:: WHAT IS ASKED ::
Return the lines below that carry the word "this".
=== INFORMATION SUPPLIED ===
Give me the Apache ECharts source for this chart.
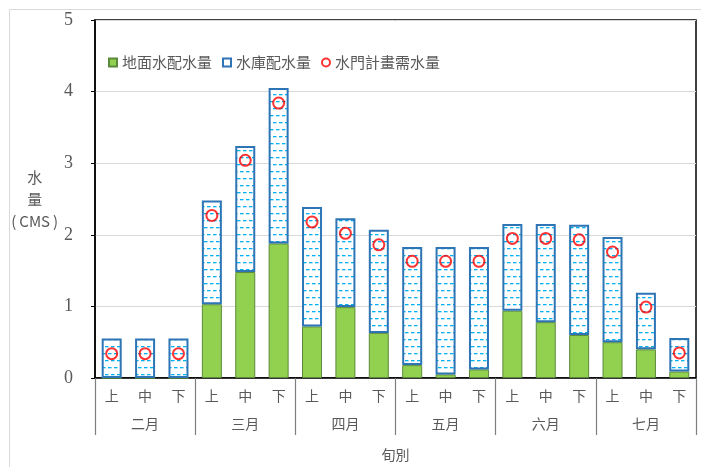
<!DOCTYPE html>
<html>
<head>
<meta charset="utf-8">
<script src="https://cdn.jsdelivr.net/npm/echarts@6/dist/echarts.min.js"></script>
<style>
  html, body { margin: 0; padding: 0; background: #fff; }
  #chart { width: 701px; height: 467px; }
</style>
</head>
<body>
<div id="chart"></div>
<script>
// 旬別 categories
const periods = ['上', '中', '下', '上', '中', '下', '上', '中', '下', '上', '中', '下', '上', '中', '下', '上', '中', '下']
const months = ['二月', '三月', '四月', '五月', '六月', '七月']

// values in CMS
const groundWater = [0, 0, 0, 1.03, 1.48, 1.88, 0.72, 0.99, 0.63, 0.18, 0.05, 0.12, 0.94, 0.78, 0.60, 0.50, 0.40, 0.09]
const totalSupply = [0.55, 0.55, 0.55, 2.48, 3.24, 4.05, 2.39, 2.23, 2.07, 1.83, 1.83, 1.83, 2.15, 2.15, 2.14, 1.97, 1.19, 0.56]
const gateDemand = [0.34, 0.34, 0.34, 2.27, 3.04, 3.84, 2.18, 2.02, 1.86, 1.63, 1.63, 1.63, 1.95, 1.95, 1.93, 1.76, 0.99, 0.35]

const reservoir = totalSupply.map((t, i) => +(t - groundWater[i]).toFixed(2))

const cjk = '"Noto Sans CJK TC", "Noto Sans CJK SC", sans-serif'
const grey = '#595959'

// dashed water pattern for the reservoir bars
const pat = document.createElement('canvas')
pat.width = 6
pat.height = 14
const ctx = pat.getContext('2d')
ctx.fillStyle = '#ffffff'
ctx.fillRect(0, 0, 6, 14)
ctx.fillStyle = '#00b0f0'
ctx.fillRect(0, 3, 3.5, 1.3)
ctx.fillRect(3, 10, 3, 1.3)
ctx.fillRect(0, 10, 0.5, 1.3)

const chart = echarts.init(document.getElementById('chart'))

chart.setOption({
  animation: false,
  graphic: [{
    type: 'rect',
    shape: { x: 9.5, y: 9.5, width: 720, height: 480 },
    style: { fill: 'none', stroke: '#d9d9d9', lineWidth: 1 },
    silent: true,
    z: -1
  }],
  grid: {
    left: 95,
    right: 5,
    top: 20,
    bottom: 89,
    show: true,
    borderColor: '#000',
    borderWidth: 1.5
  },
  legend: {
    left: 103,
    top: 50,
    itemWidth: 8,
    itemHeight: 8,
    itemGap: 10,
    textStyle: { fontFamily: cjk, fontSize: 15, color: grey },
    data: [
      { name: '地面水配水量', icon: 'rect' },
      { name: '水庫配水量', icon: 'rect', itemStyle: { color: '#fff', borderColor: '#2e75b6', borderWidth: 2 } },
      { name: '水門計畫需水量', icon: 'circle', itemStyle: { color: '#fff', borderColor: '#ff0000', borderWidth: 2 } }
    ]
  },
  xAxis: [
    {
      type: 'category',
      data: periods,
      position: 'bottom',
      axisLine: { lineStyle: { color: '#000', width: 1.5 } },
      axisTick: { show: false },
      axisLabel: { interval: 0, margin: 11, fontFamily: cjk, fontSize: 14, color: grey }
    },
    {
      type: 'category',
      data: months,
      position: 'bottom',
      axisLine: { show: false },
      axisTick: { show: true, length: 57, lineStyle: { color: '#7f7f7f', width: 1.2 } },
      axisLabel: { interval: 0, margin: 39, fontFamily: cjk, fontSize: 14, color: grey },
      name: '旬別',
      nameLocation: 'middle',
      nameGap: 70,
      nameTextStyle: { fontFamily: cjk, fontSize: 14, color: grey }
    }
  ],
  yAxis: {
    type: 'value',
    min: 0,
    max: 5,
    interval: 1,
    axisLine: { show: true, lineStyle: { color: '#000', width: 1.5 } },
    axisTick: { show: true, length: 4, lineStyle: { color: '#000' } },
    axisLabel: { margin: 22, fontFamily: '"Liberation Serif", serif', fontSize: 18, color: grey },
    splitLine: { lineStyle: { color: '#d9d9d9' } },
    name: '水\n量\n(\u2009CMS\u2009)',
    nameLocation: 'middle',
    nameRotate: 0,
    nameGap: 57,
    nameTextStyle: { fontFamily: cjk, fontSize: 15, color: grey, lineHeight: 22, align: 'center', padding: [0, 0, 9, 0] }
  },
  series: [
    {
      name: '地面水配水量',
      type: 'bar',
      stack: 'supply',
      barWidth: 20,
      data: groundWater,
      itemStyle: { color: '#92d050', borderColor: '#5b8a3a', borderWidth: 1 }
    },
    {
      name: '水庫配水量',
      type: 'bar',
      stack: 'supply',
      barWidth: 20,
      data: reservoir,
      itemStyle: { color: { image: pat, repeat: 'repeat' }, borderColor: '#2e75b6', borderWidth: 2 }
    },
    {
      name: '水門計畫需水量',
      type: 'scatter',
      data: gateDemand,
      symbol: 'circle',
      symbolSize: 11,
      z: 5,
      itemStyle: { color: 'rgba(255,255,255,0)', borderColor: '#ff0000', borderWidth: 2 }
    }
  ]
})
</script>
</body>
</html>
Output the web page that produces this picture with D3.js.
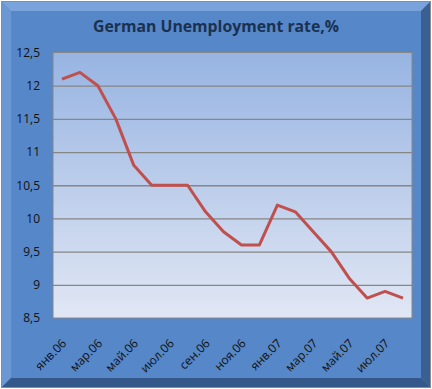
===
:: REPLY ::
Give me the Apache ECharts source for this chart.
Output the web page that produces this picture with D3.js.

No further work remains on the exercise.